ANIL ARABACI / EGE’YE BAKIŞ - İzmir’in Çeşme Yarımadası’nda uygulamaya konulacak turizm projesi ile ilgili İl Toprak Koruma Kurulunun 4800 hektarlık alan için verdiği izne karşı Ziraat Mühendisleri Odası tarafından dava açıldı. Mahkeme, Toprak Koruma Kurulu kararında imara konu olan alanın “büyük ölçüde doğal özellikleri ile korunmuş" olduğuna dikkat çekerek imar planı ile bölgenin yapılaşmaya/gelişmeye açılmasına yönelik düzenlemenin kamu yararına olmayacağını bildirildi. Konuya ilişkin TMMOB İzmir İl Koordinasyon Kurulu (İKK) tarafından bir basın açıklaması düzenlendi.
“KARARIN YAŞAMA GEÇMESİ GEREKİYOR”
TMMOB İzmir İKK Dönem Sözcüsü Aykut Akdemir hukuki bir kazanım elde ettiklerinin altını çizerek, “Ziraat Mühendisleri Odası’nın açtığı davada mahkeme alanın korunması gerektiğine karar verdi. Geldiğimiz noktada bizim ne kadar haklı olduğumuzu gördük Bu kararın yaşama geçmesi gerekiyor. Hukukun bilim ve tekniği önemseyerek aldığı kararları hükümet tarafından yürürlüğe alması gerekiyor. TMMOB’un bütün aldığı kararları ve hakeme kararlarını yaşama geçmesini istiyoruz. Umudumuzu İnciraltı ve kent için tüm demokratik alanlar için yapılmasını istiyoruz” dedi.
“MÜCADELEMİZ DEVAM EDECEKTİR”
Basın açıklamasını okuyan Peyzaj Mimarları Odası İzmir Şube Başkanı Elvin Sönmez Güler, kararın iptali için yürütülen hukuki mücadelenin olumlu sonuçlar verdiğini belirterek, “Son olarak TMMOB Ziraat Mühendisleri odamızın açtığı davada Karar veren İzmir 7. İdare Mahkemesi. ‘Çeşme Kültür ve Turizm Koruma ve Gelişim Bölgesi’ kapsamında, yer alan 4.826,30 hektarlık tarım arazisinin 698,0519 hektarlık kısmında imar planı yapılmak üzere tarım dışı amaçla kullanımının uygun görülmesine ilişkin 26/04/2022 tarih ve 5334965 sayılı Tarım ve Orman Bakanlığı işlemini iptal etmiştir.
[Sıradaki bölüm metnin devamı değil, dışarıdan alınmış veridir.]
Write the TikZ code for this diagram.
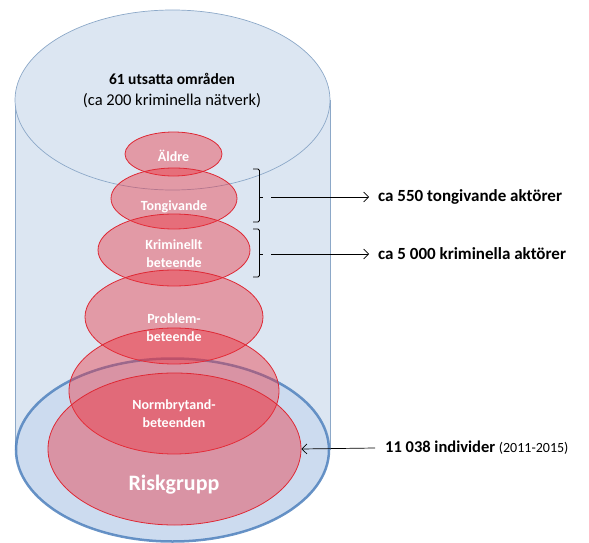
\documentclass[tikz,border=0pt]{standalone}
\usepackage{fontspec}
\setmainfont{Carlito}
\usetikzlibrary{shapes.geometric,arrows.meta}
\definecolor{cylfill}{RGB}{220,230,242}
\definecolor{cylline}{RGB}{140,168,200}
\definecolor{bluefill}{RGB}{170,195,228}
\definecolor{blueline}{RGB}{79,129,189}
\definecolor{redfill}{RGB}{236,50,62}
\definecolor{redline}{RGB}{222,40,52}
\tikzset{
  redell/.style={ellipse, draw=redline, line width=0.8pt, fill=redfill, fill opacity=0.42, draw opacity=1, inner sep=0pt},
  innertxt/.style={text=white, font=\bfseries\fontsize{14}{18}\selectfont, align=center, inner sep=0pt},
  sidetxt/.style={font=\bfseries\fontsize{17}{19}\selectfont, anchor=west, inner sep=0pt},
  arr/.style={-{Straight Barb[length=5pt,width=10pt]}, line width=0.7pt},
  bracket/.style={line width=0.8pt, rounded corners=1.5pt}
}
\begin{document}
\begin{tikzpicture}[x=1pt,y=-1pt]
\useasboundingbox (0,0) rectangle (589,543);
% cylinder body
\fill[cylfill] (15,100) -- (15,450) arc[start angle=180,end angle=360,x radius=157.5,y radius=92] -- (330,100) -- cycle;
\draw[cylline, line width=0.7pt] (15,100) -- (15,450);
\draw[cylline, line width=0.7pt] (330,100) -- (330,450);
\node[ellipse, draw=cylline, line width=0.7pt, fill=cylfill, minimum width=315pt, minimum height=180pt, inner sep=0pt] (top) at (172.5,100) {};
% bottom blue ellipse
\node[ellipse, draw=blueline, line width=2.5pt, fill=bluefill, fill opacity=0.6, draw opacity=0.85, minimum width=313pt, minimum height=183pt, inner sep=0pt] (bottom) at (172.5,450) {};
% red ellipses
\node[redell, minimum width=97pt, minimum height=44pt] (aldre) at (173.5,154) {};
\node[redell, minimum width=126pt, minimum height=61pt] (tong) at (174,198.5) {};
\node[redell, minimum width=152pt, minimum height=72pt] (krim) at (174,250) {};
\node[redell, minimum width=178pt, minimum height=94pt] (prob) at (174,317) {};
\node[redell, minimum width=210pt, minimum height=126pt] (norm) at (174,391) {};
\node[redell, minimum width=253pt, minimum height=152pt] (risk) at (174.5,449) {};
% texts
\node[font=\bfseries\fontsize{15.5}{17}\selectfont, inner sep=0pt] (t1) at (172,79) {61 utsatta områden};
\node[font=\fontsize{16.5}{18}\selectfont, inner sep=0pt] (t2) at (172,101) {(ca 200 kriminella nätverk)};
\node[innertxt] (ta) at (173.5,156) {Äldre};
\node[innertxt] (tt) at (174,207) {Tongivande};
\node[innertxt] (tk) at (174,254) {Kriminellt\\beteende};
\node[innertxt] (tp) at (174,328) {Problem-\\beteende};
\node[innertxt] (tn) at (174,414) {Normbrytand-\\beteenden};
\node[innertxt, font=\bfseries\fontsize{22}{24}\selectfont] (tr) at (174,485) {Riskgrupp};
% brackets
\draw[bracket] (253,169) -- (259.5,169) -- (259.5,222) -- (253,222);
\draw[bracket] (253,229) -- (259.5,229) -- (259.5,277) -- (253,277);
\coordinate (b1) at (263,197);
\coordinate (b2) at (263,254);
\draw[line width=0.8pt] (259.5,197) -- (b1);
\draw[line width=0.8pt] (259.5,254) -- (b2);
\node[sidetxt] (l1) at (378,197) {ca 550 tongivande aktörer};
\node[sidetxt] (l2) at (378,254) {ca 5 000 kriminella aktörer};
\draw[arr] ([xshift=8pt]b1) -- ([xshift=-9pt]l1.west);
\draw[arr] ([xshift=8pt]b2) -- ([xshift=-9pt]l2.west);
\node[sidetxt, font=\bfseries\fontsize{16.5}{18}\selectfont] (l3) at (385,448) {11 038 individer {\mdseries\fontsize{14}{15}\selectfont (2011-2015)}};
\draw[arr, black] ([xshift=-10pt]l3.west) -- (risk.east);
\end{tikzpicture}
\end{document}
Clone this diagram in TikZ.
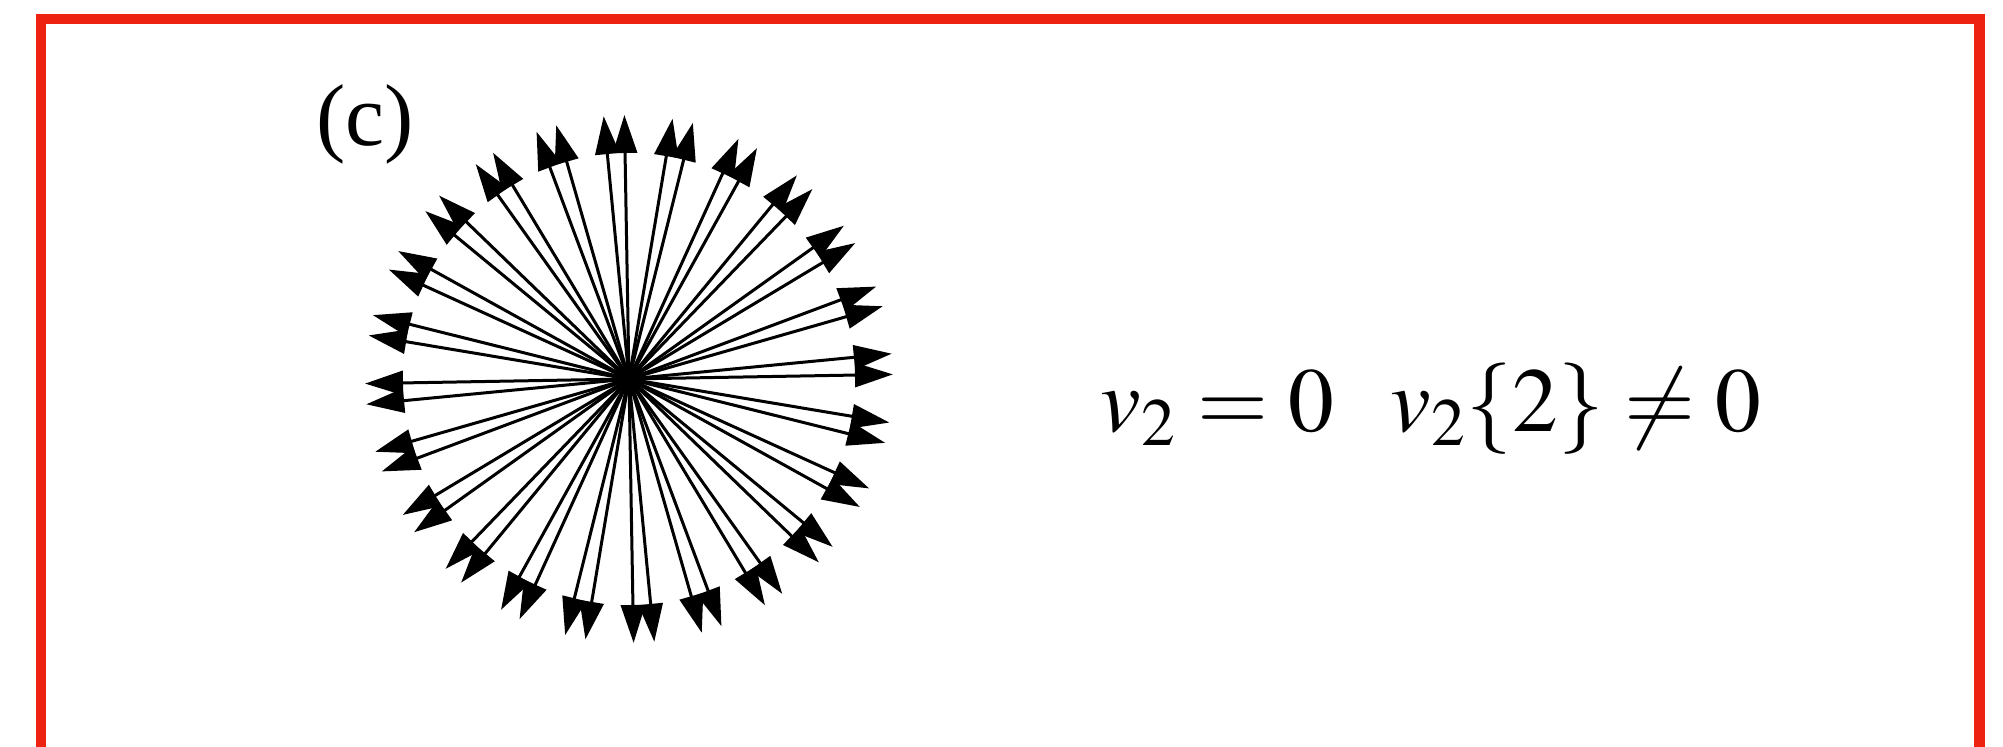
\documentclass[tikz,border=0pt]{standalone}
\usepackage{mathptmx}
\usepackage{fontspec}
\setmainfont{Liberation Serif}
\usetikzlibrary{arrows.meta}
\definecolor{framered}{RGB}{238,34,17}
\begin{document}
\begin{tikzpicture}[x=0.1mm,y=0.1mm,
  ray/.style={line width=0.3mm, -{Triangle[length=3.8mm,width=2.4mm]}},
  border/.style={draw=framered, line width=1.05mm},
  lbl/.style={inner sep=0, anchor=base west}]
\useasboundingbox (0,0) rectangle (2003,747);
\clip (0,0) rectangle (2003,747);
\fill[white] (0,0) rectangle (2003,747);
\draw[border] (41,-30) -- (41,728) -- (1979.5,728) -- (1979.5,-30);
\coordinate (o) at (629,368);
\foreach \k in {0,...,23}{
  \foreach \d/\n in {1/a,5.5/b}{
    \path (o) ++({15*\k+\d}:264) coordinate (t\k\n);
    \draw[ray] (o) -- (t\k\n);
  }}
\node[lbl, font=\fontsize{25}{30}\selectfont] (c) at (316,601) {(c)};
\node[lbl, font=\fontsize{26}{31}\selectfont] (eq) at (1100,315) {$v_2 = 0 \hskip 0.62em v_2\{2\} \neq 0$};
\end{tikzpicture}
\end{document}
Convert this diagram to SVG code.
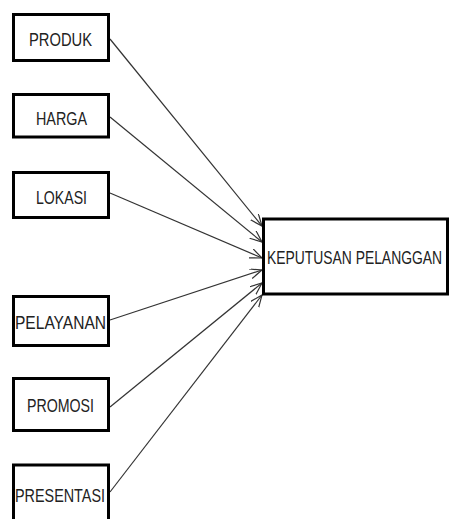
<svg xmlns="http://www.w3.org/2000/svg" width="449" height="519" viewBox="0 0 449 519">
<style>
.box{fill:#fff;stroke:#000;stroke-width:3}
.lbl{font-family:"Liberation Sans",Arial,sans-serif;font-size:19px;fill:#222}
.con{stroke:#333;stroke-width:1.2;fill:none;marker-end:url(#arr)}
</style>
<defs>
<marker id="arr" markerUnits="userSpaceOnUse" markerWidth="14" markerHeight="12" refX="12" refY="5" orient="auto">
<path d="M0,0 L12,5 L0,10" fill="none" stroke="#333" stroke-width="1.2"/>
</marker>
</defs>
<rect width="449" height="519" fill="#fff"/>
<g id="connectors">
<line class="con" x1="110" y1="39" x2="262" y2="226"/>
<line class="con" x1="110" y1="117" x2="262" y2="242"/>
<line class="con" x1="110" y1="193" x2="262" y2="258"/>
<line class="con" x1="110" y1="320" x2="262" y2="270"/>
<line class="con" x1="110" y1="407" x2="262" y2="283"/>
<line class="con" x1="110" y1="492" x2="262" y2="295"/>
</g>
<g id="produk"><rect class="box" x="13.5" y="14.5" width="95" height="46"/><text class="lbl" x="29" y="45.5" textLength="63" lengthAdjust="spacingAndGlyphs">PRODUK</text></g>
<g id="harga"><rect class="box" x="13.5" y="94.5" width="95" height="42.5"/><text class="lbl" x="36" y="125" textLength="51" lengthAdjust="spacingAndGlyphs">HARGA</text></g>
<g id="lokasi"><rect class="box" x="13.5" y="172.5" width="95" height="45"/><text class="lbl" x="36" y="204" textLength="51" lengthAdjust="spacingAndGlyphs">LOKASI</text></g>
<g id="pelayanan"><rect class="box" x="13.5" y="296.5" width="95" height="49"/><text class="lbl" x="15" y="329" textLength="91" lengthAdjust="spacingAndGlyphs">PELAYANAN</text></g>
<g id="promosi"><rect class="box" x="13.5" y="378.5" width="95" height="52"/><text class="lbl" x="27" y="412" textLength="67" lengthAdjust="spacingAndGlyphs">PROMOSI</text></g>
<g id="presentasi"><rect class="box" x="13.5" y="465" width="95" height="70"/><text class="lbl" x="15" y="502" textLength="90" lengthAdjust="spacingAndGlyphs">PRESENTASI</text></g>
<g id="keputusan"><rect class="box" x="263.5" y="219" width="184" height="75"/><text class="lbl" x="267" y="264" textLength="175" lengthAdjust="spacingAndGlyphs">KEPUTUSAN PELANGGAN</text></g>
</svg>
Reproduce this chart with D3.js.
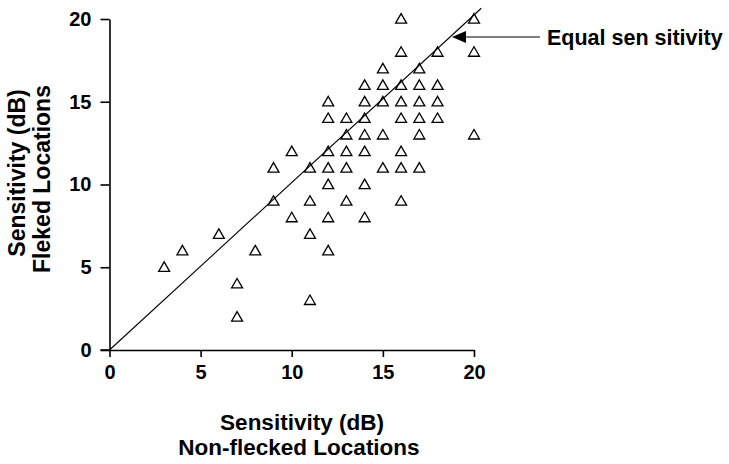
<!DOCTYPE html>
<html>
<head>
<meta charset="utf-8">
<script src="https://cdn.jsdelivr.net/npm/d3@7"></script>
<style>
  html, body { margin: 0; padding: 0; background: #fff; }
  svg { display: block; font-family: "Liberation Sans", Arial, Helvetica, sans-serif; }
</style>
</head>
<body>
<svg id="chart" width="729" height="464"></svg>
<script>
// ---- data ----
const nonFlecked = [16,20, 16,18,20, 15,17, 14,15,16,17,18, 12,14,15,16,17,18, 12,13,14,16,17,18, 13,14,15,17,20, 10,12,13,14,16, 9,11,12,13,15,16,17, 12,14, 9,11,13,16, 10,12,14, 6,11, 4,8,12, 3, 7, 11, 7];
const flecked    = [20,20, 18,18,18, 17,17, 16,16,16,16,16, 15,15,15,15,15,15, 14,14,14,14,14,14, 13,13,13,13,13, 12,12,12,12,12, 11,11,11,11,11,11,11, 10,10, 9,9,9,9, 8,8,8, 7,7, 6,6,6, 5, 4, 3, 2];
const xTicks = [0, 5, 10, 15, 20];
const yTicks = [0, 5, 10, 15, 20];
const equalLine = [[0, 0], [20.4, 20.65]];
const xLabel = ["Sensitivity (dB)", "Non-flecked Locations"];
const yLabel = ["Sensitivity (dB)", "Fleked Locations"];
const annotation = "Equal sen sitivity";

// ---- chart ----
const svg = d3.select("#chart");
const x = d3.scaleLinear().domain([0, 20]).range([109.5, 474]);
const y = d3.scaleLinear().domain([0, 20]).range([350, 19]);

// axes
const xAxis = svg.append("g").attr("transform", `translate(0,${y(0)})`)
  .call(d3.axisBottom(x).tickValues(xTicks).tickSize(7).tickPadding(8).tickSizeOuter(0));
const yAxis = svg.append("g").attr("transform", `translate(${x(0)},0)`)
  .call(d3.axisLeft(y).tickValues(yTicks).tickSize(9).tickPadding(9).tickSizeOuter(0));
[xAxis, yAxis].forEach(g => {
  g.selectAll("path.domain, line").attr("stroke", "#000").attr("stroke-width", 1.6);
  g.selectAll("text").attr("fill", "#000").style("font-size", "20px").style("font-weight", "bold")
    .style("font-family", '"Liberation Sans", Arial, sans-serif');
});
// extend x axis line left to the y tick end
svg.append("line")
  .attr("x1", x(0) - 9).attr("x2", x(0)).attr("y1", y(0)).attr("y2", y(0))
  .attr("stroke", "#000").attr("stroke-width", 1.6);

// equality line
svg.append("line")
  .attr("x1", x(equalLine[0][0])).attr("y1", y(equalLine[0][1]))
  .attr("x2", x(equalLine[1][0])).attr("y2", y(equalLine[1][1]))
  .attr("stroke", "#000").attr("stroke-width", 1.1);

// points
const tri = d3.symbol().type(d3.symbolTriangle).size(52);
svg.append("g").selectAll("path").data(nonFlecked.map((v, i) => [v, flecked[i]]))
  .join("path")
  .attr("d", tri)
  .attr("transform", d => `translate(${x(d[0])},${y(d[1]) + 1})`)
  .attr("fill", "none").attr("stroke", "#000").attr("stroke-width", 1.3);

// annotation arrow
const ay = 37;
svg.append("line").attr("x1", 540).attr("x2", 462).attr("y1", ay).attr("y2", ay)
  .attr("stroke", "#000").attr("stroke-width", 1.2);
svg.append("path").attr("d", `M452,${ay} L466,${ay - 6} L466,${ay + 6} Z`).attr("fill", "#000");
svg.append("text").attr("x", 547).attr("y", 45).text(annotation)
  .style("font-size", "21.5px").style("font-weight", "bold");

// axis labels
svg.append("text").attr("x", 302).attr("y", 430).attr("text-anchor", "middle")
  .style("font-size", "22.5px").style("font-weight", "bold").text(xLabel[0]);
svg.append("text").attr("x", 299).attr("y", 455).attr("text-anchor", "middle")
  .style("font-size", "22.5px").style("font-weight", "bold").text(xLabel[1]);
svg.append("text").attr("transform", "translate(25,173) rotate(-90)").attr("text-anchor", "middle")
  .style("font-size", "23px").style("font-weight", "bold").text(yLabel[0]);
svg.append("text").attr("transform", "translate(50,179) rotate(-90)").attr("text-anchor", "middle")
  .style("font-size", "23px").style("font-weight", "bold").text(yLabel[1]);
</script>
</body>
</html>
Mücadelemiz devam edecektir” dedi.
“KAMU YARARI İÇERMEMEKTEDİR”
Güler açıklamasının devamında, “Konu ile ilgili yayınladığımız Çeşme Projesi Raporu, dava sürecinde bilirkişi raporları, yaptığımız açıklamalar, bilim insanlarının görüşleri ortaktır: Proje kamu yararı içermemektedir. Yarımada; arkeolojik sit, doğal sit alanları, orman, tarım alanları, sulak alanlar, koruma alanları, endemik türler, su kaynakları gibi ekolojik ve biyolojik çeşitliliği ile son derece özel bir bölge. Yarımada Bölgesi kapsamında yapılan Doğal Sit derecelerinin değiştirilmesi süreçlerinde de koruma kaygısından çok alanın korunması gereken özel değerlerinin tahribatı ve yok olmasına yol açacak yapılaşma ve faaliyetlere izin verecek şekilde sit statülerinin düşürüldüğü gerçeği ile karşı karşıyayız. Bölgede gerçekleştirilen ve geçmişte de davacı olduğumuz doğal sit statülerinin değiştirilmesi kararlarının, yine TMMOB olarak da davacısı olduğumuz Turizm Alanı İlanı Kararı, Çeşme Projesi gibi süreçler ile ilişkisi ve bu ve benzeri projelere yönelik ardışık etki yaratacak izinler ilişkisi aynı zamanda kurumsal yürütülen bir tahribatın da parçasıdır. Bu noktada yapılan uygulama ile bölgede izin verilen ve önü açılan faaliyet ve yatırımlar mevcut doğal ve ekolojik yapıyı bozacağı gibi getireceği ilave çevresel yükler ve ihtiyaçlar ile de bölgenin son derece kısıtlı olan kaynaklarına yönelik de ilave baskılar yaratarak kirletici etkiler oluşturacaktır” ifadelerini kullandı.